Dilansir dari laman Aviation Voice, flight simulator sudah menjadi media pelatihan bagi pilot pesawat terbang untuk waktu yang cukup lama. Sayangnya, teknologi ini masih memiliki sejumlah kekurangan. Satu di antaranya adalah kurang akuratnya situasi dalam flight simulator dengan realita ketika pesawat diterbangkan. Hal ini membuat sedikit pilot tidak mampu mengatasi masalah atau situasi bahaya yang terjadi saat ia menerbangkan armada pesawatnya.

Beberapa tahun belakangan, teknologi realitas virtual (virtual reality) mulai dipakai sejumlah sekolah penerbangan untuk melengkapi teknologi flight simulator saat melatih calon-calon pilotnya. Empat keunggulan teknologi VR berikut adalah alasan utamanya:

Hemat biaya

Sebagai perbandingan, satu perangkat VR yang dilengkapi dengan AI (artificial intelligence) bisa didapat hanya dengan bujet sebesar $1000 atau sekitar Rp15 juta. Sementara flight simulator yang mirip betul dengan kokpit pesawat asli memakan dana sebesar $4,5 juta atau Rp67 milyar. Selisih angka yang fantastis, bukan?

Lebih efektif

Masih mengutip dari Aviation Voice, banyak siswa program Pilot Training Next di Amerika Serikat berhasil menyelesaikan pelatihan penerbangan dengan bantuan teknologi VR hanya dalam kurun waktu 4 bulan.
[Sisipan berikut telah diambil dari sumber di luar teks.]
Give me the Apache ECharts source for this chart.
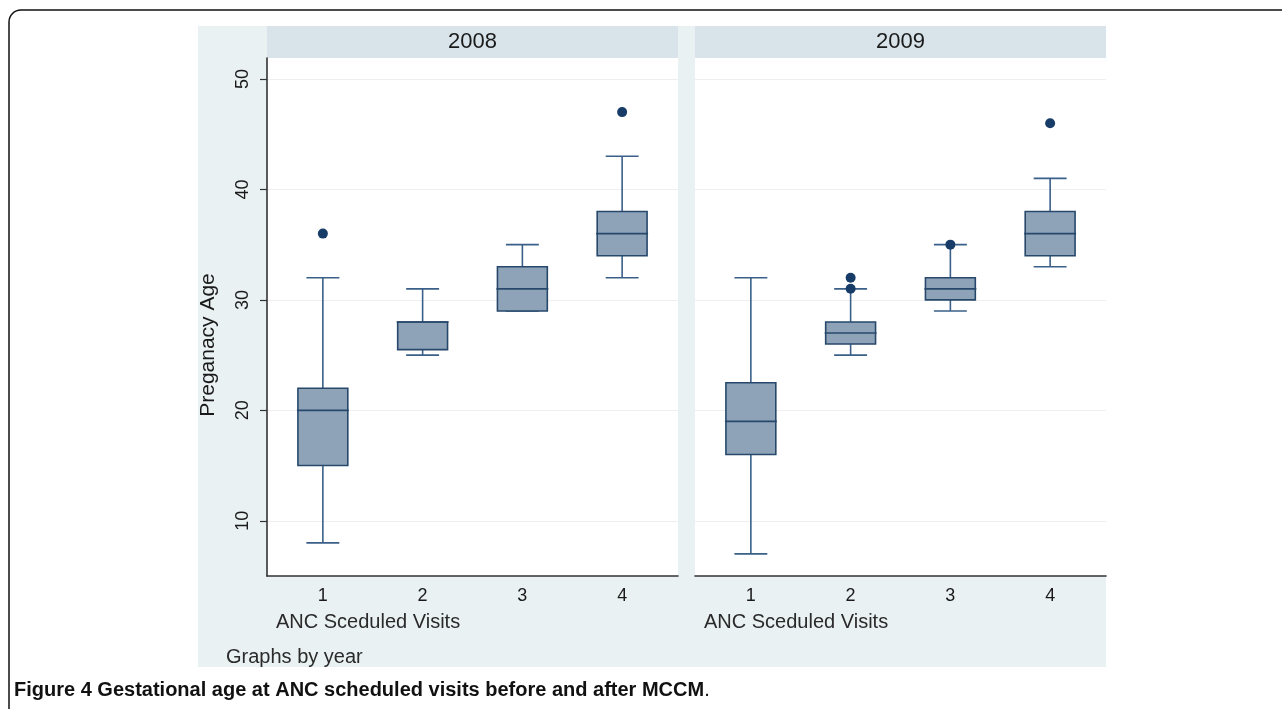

Jika menggunakan flight simulator, umumnya setiap siswa baru dapat menyempurnakannya dalam waktu satu tahun.

Lebih akurat

 Perangkat VR ternyata lebih akurat dalam mengukur kemiringan armada pesawat yang sedang ‘dikendarai’ oleh pilot pelajar. Hal ini mungkin terjadi karena perangkat VR dilengkapi dengan teknologi AI dan kemampuan membaca data biometrik.

Variatif

Dengan teknologi AI, satu perangkat VR memungkinkan pelajar pilot untuk bisa berlatih dalam rekayasa beberapa jenis kokpit pesawat. Faktor ini berkebalikan dengan flight simulator yang setiap unitnya merupakan replika satu model pesawat terbang saja. Variasi yang ditawarkan teknologi VR ini tentu memberikan keuntungan yang lebih bagi pemberi dan pengguna jasa simulasi penerbangan.

Meski begitu, teknologi yang dimiliki oleh VR rupanya masih memiliki sedikit celah dengan realita. Untuk menanggulangi masalah ini, Pusat Riset Penerbangan Armstrong milik NASA bekerja sama dengan Systems Technology Inc. untuk menciptakan teknologi lanjutan yang dinamai Fused Reality. Teknologi ini akan mewajibkan pilot pelajar menggunakan perangkat VR ketika menerbangkan pesawatnya langsung di udara.

Lalu, apakah teknologi VR dapat menggantikan posisi flight simulator seutuhnya? Hanya waktulah yang mampu menjawabnya. Untuk sekarang, teknologi VR digunakan secara bersamaan dengan flight simulator di beberapa sekolah penerbangan.